Intervention de Maître Greciano (qui est aussi avocat de Bucyibaruta)

  • Déclare que « c’est un honneur pour lui (moi) d’être là.
  • Demande qu’à « procédure exceptionnelle » il y ait une « réponse exceptionnelle ».
  • Évoque des garanties stables.
  • Déclare qu’aucun juge n’est saisi de l’affaire en France et à Arusha (2)
  • Déclare qu’il ne peut y avoir de trouble à l’ordre public en cas de remise en liberté de son client.
  • Déclare qu’il fait confiance aux magistrats, que « c’est un moment grave de l’histoire », que Dominique Ntawukuriryayo ne se soustrait pas à la justice, que « c’est un homme responsable », et qu’il souffre de diabète, raison de son intervention auprès de la prison de la Santé où son client est incarcéré.

Intervention de l’avocat général, Monsieur Lecomte

  • Rappelle son opposition à la remise en liberté.
  • Rappelle qu’on a commencé à plaider sur le fond alors que c’est prévu le 7 novembre. L’audience ne doit statuer que sur la remise en liberté.
  • Rappelle qu’il s’agit dans ce dossier « du degré absolu de l’horreur »
  • Rappelle que Dominique Ntawukuriryayo a quitté le Rwanda en 1994, qu’il est arrivé en France en 1999, que sa demande de réfugié politique a été rejetée.

Intervention de Dominique Ntawukuriryayo

  • Déclare qu’il a les deux ethnies dans sa famille.
  • Fait allusion aux déclarations de Madeleine Raffin : « J’ai offert 36 matelas à Caritas de Gikongoro pour aider à loger les rescapés.
  • Rappelle que le représentant du Rwanda à Arusha a déclaré à l’Agence Hirondelle « qu’il habitait près de la Belgique » et qu’il s’est alors demandé s’il s’agissait d’une autre personne que lui dont on parlait.
  • Déclare qu’il n’a pas l’intention de bouger de Carcassonne.

Question d’un assesseur : « Pourquoi vos enfants ont-ils obtenu l’asile politique et pas vous » ?
Réponse de Dominique Ntawukuriryayo : « C’est à cause de la liste du Rwanda ».

Décision du Tribunal : « juge la demande de remise en liberté recevable sur la forme, mais mal fondée sur le fond et la rejette ».

Note (1)
La mise en liberté repose sur deux conditions :

  •  y aura-t-il trouble à l’ordre public si on libère le prévenu ?
  • le prévenu présente-t-il toutes les garanties de représentation ? (autrement dit, peut-il fuir et s’évanouir dans la nature ?)

Note (2)
La défense n’est pas au courant des différentes plaintes déposées à Carcassonne :

  • Décembre 2004 : plainte avec constitution de partie civile du CPCR ; décision d’irrecevabilité, le CPCR n’ayant pas 5 ans d’existence.
  • Mars 2006 : plaintes d’une trentaine de citoyens rwandais de Gisagara présentées par le CPCR : ordonnance d’incompétence au motif que le prévenu n’a pas été trouvé à l’adresse indiquée.
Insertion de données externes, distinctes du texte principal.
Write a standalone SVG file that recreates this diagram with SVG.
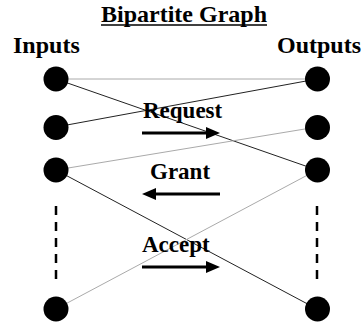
<svg xmlns="http://www.w3.org/2000/svg" width="363" height="326" viewBox="0 0 363 326">
  <style>
    text { font-family: "Liberation Serif", "Times New Roman", serif; font-weight: bold; fill: #000; }
    .head { font-size: 24px; }
    .lbl { font-size: 23px; }
    .edge-dark { stroke: #222; stroke-width: 1; fill: none; }
    .edge-light { stroke: #aaa; stroke-width: 1; fill: none; }
    .dots { stroke: #000; stroke-width: 2.5; stroke-dasharray: 9 7; fill: none; }
    .shaft { stroke: #000; stroke-width: 3; fill: none; }
    .node { fill: #000; }
  </style>

  <rect width="363" height="326" fill="#fff"/>

  <!-- title and column headings -->
  <text class="head" x="101" y="22" textLength="166" lengthAdjust="spacingAndGlyphs">Bipartite Graph</text>
  <line x1="101" y1="25" x2="267" y2="25" stroke="#000" stroke-width="1.5"/>
  <text class="head" x="13" y="53">Inputs</text>
  <text class="head" x="277" y="53">Outputs</text>

  <!-- edges between inputs and outputs -->
  <g id="connectors">
    <line class="edge-light" x1="56" y1="79" x2="317" y2="79"/>
    <line class="edge-dark" x1="56" y1="79" x2="317" y2="170"/>
    <line class="edge-dark" x1="56" y1="127" x2="317" y2="79"/>
    <line class="edge-light" x1="56" y1="170" x2="317" y2="127"/>
    <line class="edge-dark" x1="56" y1="170" x2="317" y2="309"/>
    <line class="edge-light" x1="56" y1="309" x2="317" y2="170"/>
    <line class="dots" x1="56" y1="206" x2="56" y2="279"/>
    <line class="dots" x1="317" y1="206" x2="317" y2="279"/>
  </g>

  <!-- input nodes -->
  <g id="in1"><circle class="node" cx="56" cy="79" r="12.5"/></g>
  <g id="in2"><circle class="node" cx="56" cy="127.5" r="12.5"/></g>
  <g id="in3"><circle class="node" cx="56" cy="170" r="12.5"/></g>
  <g id="in4"><circle class="node" cx="56" cy="309" r="12.5"/></g>

  <!-- output nodes -->
  <g id="out1"><circle class="node" cx="317.5" cy="79" r="12.5"/></g>
  <g id="out2"><circle class="node" cx="317.5" cy="127.5" r="12.5"/></g>
  <g id="out3"><circle class="node" cx="317.5" cy="170" r="12.5"/></g>
  <g id="out4"><circle class="node" cx="317.5" cy="309" r="12.5"/></g>

  <!-- phase labels with direction arrows -->
  <g id="request">
    <text class="lbl" x="143" y="118">Request</text>
    <line class="shaft" x1="142" y1="133" x2="209" y2="133"/>
    <polygon points="206,127 220,133 206,139" fill="#000"/>
  </g>
  <g id="grant">
    <text class="lbl" x="150" y="179">Grant</text>
    <line class="shaft" x1="153" y1="194" x2="220" y2="194"/>
    <polygon points="156,188 142,194 156,200" fill="#000"/>
  </g>
  <g id="accept">
    <text class="lbl" x="142" y="252">Accept</text>
    <line class="shaft" x1="142" y1="267" x2="209" y2="267"/>
    <polygon points="206,261 220,267 206,273" fill="#000"/>
  </g>
</svg>
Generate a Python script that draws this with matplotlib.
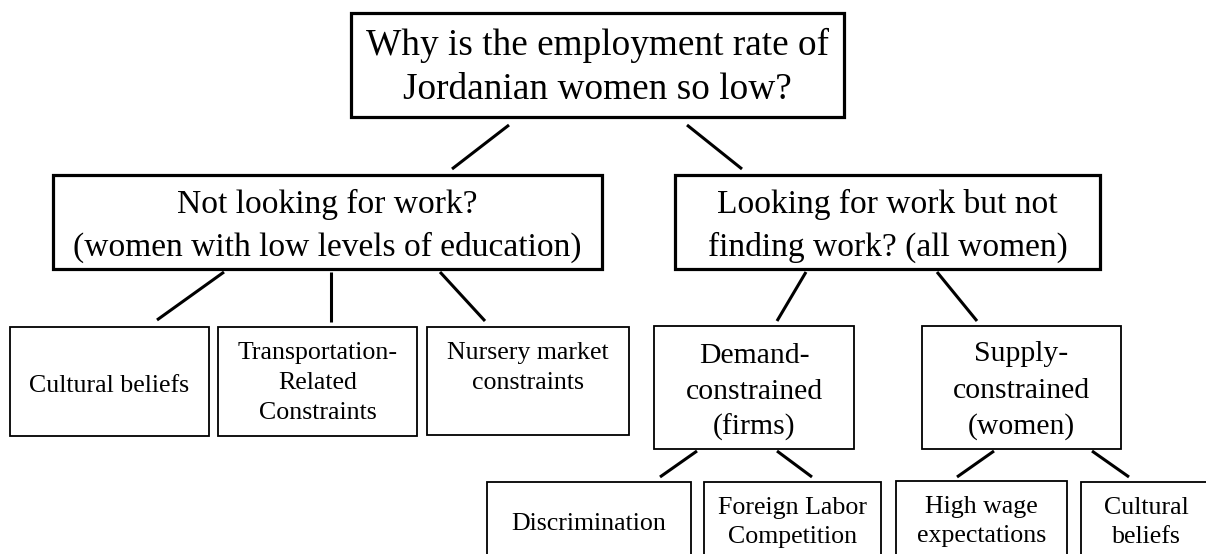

Or c’est à cette même adresse que Dominique Ntawukuriryayo a été arrêté en octobre 2007.
  • Nouvelles plaintes déposées la veille auprès de la Juge d’Instruction de Paris, Mme Pous : plaintes des plaignants rwandais et du CPCR. Ces nouvelles plaintes seront d’ailleurs remises à l’avocat général par l’avocate du CPCR (pour information), ce qui va déclencher une violente altercation, pendant l’interruption de séance, entre Maître Greciano, l’avocat de la défense d’une part, et Mme Dechaumet et Alain Gauthier d’autre part.